Leveling Up: Early Results from a Randomized Evaluation of Post-Secondary Aid

Higher Education, March 2017

Does finan­cial aid increase col­lege atten­dance and com­ple­tion? Selection bias and the high implicit tax rates imposed by over­lap­ping aid pro­grams make this ques­tion dif­fi­cult to answer. This paper reports ini­tial find­ings from a ran­dom­ized eval­u­a­tion of a large privately-funded schol­ar­ship pro­gram for appli­cants to Nebraska’s pub­lic col­leges and uni­ver­si­ties.
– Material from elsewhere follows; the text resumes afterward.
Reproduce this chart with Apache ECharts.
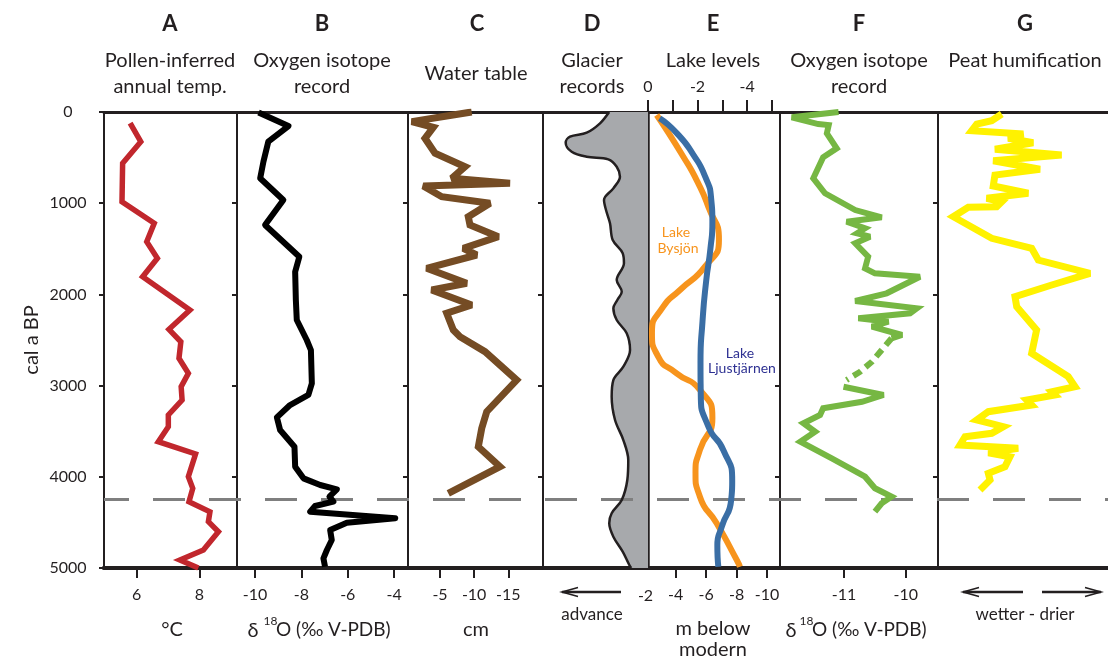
<!DOCTYPE html>
<html><head><meta charset="utf-8">
<script src="https://cdn.jsdelivr.net/npm/echarts@6/dist/echarts.min.js"></script>
<style>html,body{margin:0;padding:0;background:#fff}#c{width:1108px;height:660px}</style>
</head><body><div id="c"></div>
<script>
// ---------- data: [value, cal a BP] ----------
const yearTicks = [0, 1000, 2000, 3000, 4000, 5000];
const boundaryYear = 4250;
const pollenTemp = [[5.79,121],[6.13,326],[5.55,563],[5.53,984],[6.56,1220],[6.32,1422],[6.66,1604],[6.19,1806],[7.70,2171],[7.03,2383],[7.41,2519],[7.35,2701],[7.65,2865],[7.42,3012],[7.45,3158],[7.01,3322],[7.01,3451],[6.69,3615],[7.88,3750],[7.65,3999],[7.79,4127],[7.67,4274],[8.34,4384],[8.29,4492],[8.61,4602],[8.13,4803],[7.38,4912],[7.97,5000]];
const isotopeB = [[-9.85,5],[-8.56,154],[-9.43,326],[-9.64,545],[-9.78,727],[-8.78,965],[-9.57,1239],[-8.09,1587],[-8.27,1751],[-8.24,2061],[-8.20,2281],[-7.77,2500],[-7.59,2610],[-7.55,2975],[-7.70,3103],[-8.49,3213],[-9.06,3348],[-8.92,3487],[-8.30,3670],[-8.27,3889],[-7.91,4017],[-7.19,4090],[-6.47,4137],[-6.79,4218],[-6.62,4273],[-7.41,4320],[-7.62,4383],[-3.95,4455],[-6.04,4503],[-6.76,4583],[-6.69,4693],[-6.90,4803],[-7.05,4894],[-6.98,4986]];
const waterTable = [[-9.64,0],[-5.98,44],[-0.86,106],[-4.02,168],[-2.80,288],[-4.27,453],[-8.66,600],[-6.71,727],[-15.25,782],[-2.55,811],[-5.25,929],[-12.32,1001],[-9.14,1148],[-9.39,1239],[-13.54,1367],[-8.41,1495],[-10.37,1568],[-3.05,1714],[-8.91,1878],[-3.78,1952],[-9.64,2116],[-5.98,2207],[-6.95,2390],[-7.93,2464],[-11.59,2628],[-16.23,2939],[-11.84,3286],[-11.11,3468],[-10.61,3670],[-13.78,3889],[-6.21,4181]];
const glacierExtent = [[6.3,0],[5.43,124],[4.16,227],[2.57,271],[2.16,337],[2.73,435],[4.16,490],[6.22,519],[7.02,600],[7.33,709],[6.70,837],[5.81,965],[6.00,1075],[6.38,1220],[6.64,1404],[7.59,1549],[7.71,1659],[7.02,1842],[7.50,1970],[7.08,2061],[6.70,2152],[7.02,2281],[7.97,2427],[8.29,2610],[7.65,2793],[6.70,2939],[6.54,3122],[6.86,3377],[7.65,3597],[8.12,3816],[8.03,4035],[7.50,4254],[6.54,4400],[6.31,4510],[6.70,4657],[7.59,4821],[8.22,4967],[8.4,5000]];
const lakeBysjon = [[-2.75,33],[-4.50,490],[-5.48,782],[-6.14,1038],[-6.84,1400],[-5.92,1696],[-4.28,1952],[-3.18,2135],[-2.44,2420],[-2.85,2683],[-4.06,2865],[-5.59,3048],[-6.41,3355],[-5.59,3706],[-5.30,3958],[-5.59,4218],[-6.69,4510],[-8.01,4912],[-8.22,4986]];
const lakeLjustjarnen = [[-0.47,69],[-1.17,234],[-1.84,472],[-2.31,709],[-2.55,950],[-2.60,1200],[-2.52,1500],[-2.35,1850],[-2.20,2300],[-2.12,2750],[-2.13,3085],[-2.44,3451],[-3.04,3706],[-3.40,4050],[-3.36,4250],[-2.98,4547],[-2.80,4750],[-2.84,4986]];
const isotopeF1 = [[-11.09,0],[-11.85,58],[-11.42,132],[-11.25,143],[-11.28,234],[-11.12,398],[-11.34,497],[-11.50,727],[-11.31,891],[-10.82,1075],[-10.39,1155],[-10.96,1203],[-10.66,1275],[-10.79,1330],[-10.58,1367],[-10.82,1440],[-10.61,1587],[-10.66,1714],[-10.50,1769],[-9.77,1806],[-10.31,1988],[-10.82,2072],[-9.82,2152],[-9.93,2207],[-10.77,2262],[-10.28,2299],[-10.55,2354],[-10.06,2445],[-10.23,2481]];
const isotopeFGap = [[-10.23,2481],[-10.39,2610],[-10.55,2738],[-10.74,2848],[-10.96,2939]];
const isotopeF2 = [[-11.01,3012],[-10.36,3103],[-10.71,3177],[-11.34,3249],[-11.39,3322],[-11.66,3413],[-11.47,3506],[-11.71,3615],[-11.20,3797],[-10.66,3999],[-10.50,4126],[-10.23,4218],[-10.39,4291],[-10.50,4383]];
const peatHumification = [[37.5,22],[31.6,95],[22.8,132],[19.8,205],[50.2,241],[41.3,288],[56.0,337],[33.5,409],[72.7,471],[32.5,534],[60.0,628],[33.5,691],[32.5,811],[53.1,891],[28.6,946],[37.5,984],[34.5,1038],[17.8,1045],[9.0,1148],[31.6,1385],[55.1,1495],[59.0,1623],[89.4,1769],[66.9,1897],[45.3,2025],[46.3,2135],[58.0,2390],[55.1,2646],[76.6,2902],[80.6,3012],[66.9,3067],[68.8,3103],[52.2,3158],[55.1,3213],[29.6,3286],[22.8,3377],[38.4,3451],[31.6,3523],[15.9,3560],[12.9,3651],[47.2,3688],[29.6,3736],[42.3,3780],[39.4,3889],[29.6,3962],[30.6,4035],[24.7,4145]];
const ticksA = [6, 8];
const ticksB = [-10, -8, -6, -4];
const ticksC = [-5, -10, -15];
const ticksEBottom = [-4, -6, -8, -10];
const ticksETopMinor = [0, -1, -2, -3, -4, -5];
const ticksETopLabels = [0, -2, -4];
const ticksF = [-11, -10];

// ---------- layout / style ----------
const INK = '#231f20';
const FONT = 'Lato, "Open Sans", sans-serif';
const TOP = 112, BOTTOM = 92;
const grids = [
  {left:104, right:0, top:TOP, bottom:BOTTOM},
  {left:104, width:133, top:TOP, bottom:BOTTOM},
  {left:237, width:171, top:TOP, bottom:BOTTOM},
  {left:408, width:135, top:TOP, bottom:BOTTOM},
  {left:543, width:105, top:TOP, bottom:BOTTOM},
  {left:648, width:132, top:TOP, bottom:BOTTOM},
  {left:780, width:158, top:TOP, bottom:BOTTOM},
  {left:938, right:0, top:TOP, bottom:BOTTOM}
];
const lbl = {color:INK, fontSize:16, fontFamily:FONT, margin:19};
const plain = v => String(v);
function bottomAxis(g, min, max, inverse, ticks, labels){
  return {type:'value', gridIndex:g, position:'bottom', min, max, inverse:!!inverse,
    axisLine:{show:true, onZero:false, lineStyle:{color:INK, width:4}},
    axisTick:{show:!!ticks, length:10, lineStyle:{color:INK, width:2}, customValues:ticks||[]},
    axisLabel:Object.assign({show:!!labels, customValues:labels||[], formatter:plain}, lbl),
    splitLine:{show:false}};
}
function leftAxis(g, showLabels, w){
  return {type:'value', gridIndex:g, position:'left', min:0, max:5000, interval:1000, inverse:true,
    axisLine:{show:true, onZero:false, lineStyle:{color:INK, width:w||2}},
    axisTick:{show:true, length:5, lineStyle:{color:INK, width:2}},
    axisLabel:{show:!!showLabels, color:INK, fontSize:16, fontFamily:FONT, align:'center', margin:36, customValues:yearTicks, formatter:plain},
    splitLine:{show:false}};
}
const xAxes = [
  {type:'value', gridIndex:0, position:'bottom', min:0, max:1, axisLine:{show:true,onZero:false,lineStyle:{color:INK,width:4}}, axisTick:{show:false}, axisLabel:{show:false}, splitLine:{show:false}},
  {type:'value', gridIndex:0, position:'top', min:0, max:1, axisLine:{show:true,onZero:false,lineStyle:{color:INK,width:3}}, axisTick:{show:false}, axisLabel:{show:false}, splitLine:{show:false}},
  bottomAxis(1, 4.955, 9.204, false, ticksA, ticksA),
  bottomAxis(2, -10.78, -3.40, false, ticksB, ticksB),
  bottomAxis(3, -20.08, -0.315, true, ticksC, ticksC),
  bottomAxis(4, 0, 10, false, null, null),
  bottomAxis(5, -10.85, -2.18, true, ticksEBottom, ticksEBottom),
  {type:'value', gridIndex:5, position:'top', min:-5.33, max:0, inverse:true,
    axisLine:{show:true,onZero:false,lineStyle:{color:INK,width:3}},
    axisTick:{show:true, length:12, lineStyle:{color:INK,width:2}, customValues:ticksETopMinor},
    axisLabel:Object.assign({show:true, customValues:ticksETopLabels, formatter:plain}, lbl, {margin:17}),
    splitLine:{show:false}},
  bottomAxis(6, -12.04, -9.477, false, ticksF, ticksF),
  bottomAxis(7, 0, 100, false, null, null)
];
const yAxes = [
  {type:'value', gridIndex:0, min:0, max:5000, inverse:true, show:false},
  leftAxis(1, true), leftAxis(2), leftAxis(3), leftAxis(4), leftAxis(5, false, 3.5), leftAxis(6), leftAxis(7)
];
function curve(data, xi, yi, color, width, extra){
  return Object.assign({type:'line', data, xAxisIndex:xi, yAxisIndex:yi, symbol:'none', z:4,
    lineStyle:{color, width, join:'miter', miterLimit:3, cap:'butt'}, silent:true}, extra||{});
}
const series = [
  {type:'custom', xAxisIndex:5, yAxisIndex:4, data:[[0,0]], z:1, silent:true,
    renderItem:function(params, api){
      const pts = glacierExtent.map(d => api.coord(d));
      pts.push(api.coord([10, glacierExtent[glacierExtent.length-1][1]]));
      pts.push(api.coord([10, glacierExtent[0][1]]));
      return {type:'polygon', shape:{points:pts}, style:{fill:'#a7a9ac'}};
    }},
  {type:'line', data:[[0,boundaryYear],[1,boundaryYear]], xAxisIndex:0, yAxisIndex:0, symbol:'none', z:2, silent:true,
    lineStyle:{color:'#7f7f7f', width:3, type:[32,24], dashOffset:7}},
  curve(glacierExtent, 5, 4, INK, 2.5, {smooth:0.35, z:3}),
  curve(pollenTemp, 2, 1, '#c1272d', 5.5),
  curve(isotopeB, 3, 2, '#000000', 6, {lineStyle:{color:'#000', width:6, join:'round'}}),
  curve(waterTable, 4, 3, '#754c24', 7, {lineStyle:{color:'#754c24', width:7, join:'miter', miterLimit:2}}),
  curve(lakeBysjon, 6, 5, '#f7941d', 6, {smooth:0.6}),
  curve(lakeLjustjarnen, 7, 5, '#3a6ea5', 6, {smooth:0.6}),
  curve(isotopeF1, 8, 6, '#76b743', 6),
  curve(isotopeFGap, 8, 6, '#76b743', 6, {lineStyle:{color:'#76b743', width:6, type:[9,6]}}),
  curve(isotopeF2, 8, 6, '#76b743', 6),
  curve(peatHumification, 9, 7, '#fff200', 7)
];
function txt(x, y, text, size, opts){
  opts = opts || {};
  return Object.assign({type:'text', x, y, silent:true, z:10,
    style:Object.assign({text, fill:INK, font: (opts.bold ? 'bold ' : '') + size + 'px ' + FONT, textAlign:opts.align||'center', textVerticalAlign:'middle'}, opts.style||{})},
    opts.el||{});
}
function arrowLine(x1, x2, y, headAt){
  const dir = headAt === x1 ? 1 : -1;
  return [
    {type:'line', shape:{x1, y1:y, x2, y2:y}, style:{stroke:INK, lineWidth:2.5}, silent:true},
    {type:'polyline', shape:{points:[[headAt + dir*16, y-4.5],[headAt, y],[headAt + dir*16, y+4.5]]}, style:{stroke:INK, lineWidth:1.6, fill:null}, silent:true}
  ];
}
function isoLabel(xDelta, xSup, xRest){
  return [
    txt(xDelta, 631, 'δ', 20),
    txt(xSup, 621, '18', 12, {align:'left'}),
    txt(xRest, 630, 'O (‰ V-PDB)', 19, {align:'left'})
  ];
}
const graphics = [
  txt(170,24,'A',22,{bold:true}), txt(322,24,'B',22,{bold:true}), txt(477,24,'C',22,{bold:true}),
  txt(592,24,'D',22,{bold:true}), txt(713,24,'E',22,{bold:true}), txt(859,24,'F',22,{bold:true}), txt(1025,24,'G',22,{bold:true}),
  txt(170,61,'Pollen-inferred',20), txt(170,87,'annual temp.',20),
  txt(322,61,'Oxygen isotope',20), txt(322,87,'record',20),
  txt(476,74,'Water table',20),
  txt(592,61,'Glacier',20), txt(592,87,'records',20),
  txt(713,61,'Lake levels',20),
  txt(859,61,'Oxygen isotope',20), txt(859,87,'record',20),
  txt(1025,61,'Peat humification',20),
  txt(32,340,'cal a BP',20,{el:{rotation:Math.PI/2}}),
  txt(172,630,'°C',20),
  ...isoLabel(253, 263.5, 276),
  txt(476,630,'cm',20),
  txt(645.5,596,'-2',16),
  txt(592,615,'advance',17),
  txt(713,629,'m below',20), txt(713,650,'modern',20),
  ...isoLabel(791, 799.5, 812),
  txt(1025,615,'wetter - drier',17),
  txt(676,232,'Lake',14,{style:{fill:'#f7941d'}}), txt(678,248,'Bysjön',14,{style:{fill:'#f7941d'}}),
  txt(740,353,'Lake',14,{style:{fill:'#2e3192'}}), txt(742,368,'Ljustjärnen',14,{style:{fill:'#2e3192'}}),
  ...arrowLine(562, 621, 592, 562),
  ...arrowLine(963, 1023, 592, 963),
  ...arrowLine(1042, 1101, 592, 1101)
];
const chart = echarts.init(document.getElementById('c'), null, {renderer:'canvas'});
chart.setOption({
  animation:false, backgroundColor:'#fff',
  grid:grids, xAxis:xAxes, yAxis:yAxes, series, graphic:graphics
});
</script></body></html>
Our research design answers the chal­lenges of aid eval­u­a­tion with ran­dom assign­ment of aid offers and a strong first stage for aid received: ran­domly assigned aid offers increased aid received markedly. This in turn appears to have boosted enroll­ment and persistence, while also shift­ing many appli­cants from two- to four-year schools. Awards offered to non­white applicants, to those with rel­a­tively low aca­d­e­mic achieve­ment, and to appli­cants who tar­geted less-selective four-year pro­grams (as mea­sured by admis­sions rates) gen­er­ated the largest gains in enroll­ment and persistence, while effects were much smaller for appli­cants pre­dicted to have stronger post-secondary out­comes in the absence of treat­ment. Thus, awards enabled groups with historically-low col­lege atten­dance to level up, largely equal­iz­ing enroll­ment and per­sis­tence rates with tra­di­tion­ally college-bound peers, particularly at four-year pro­grams. Awards offered to prospec­tive com­mu­nity col­lege stu­dents had lit­tle effect on col­lege enroll­ment or the type of col­lege attended.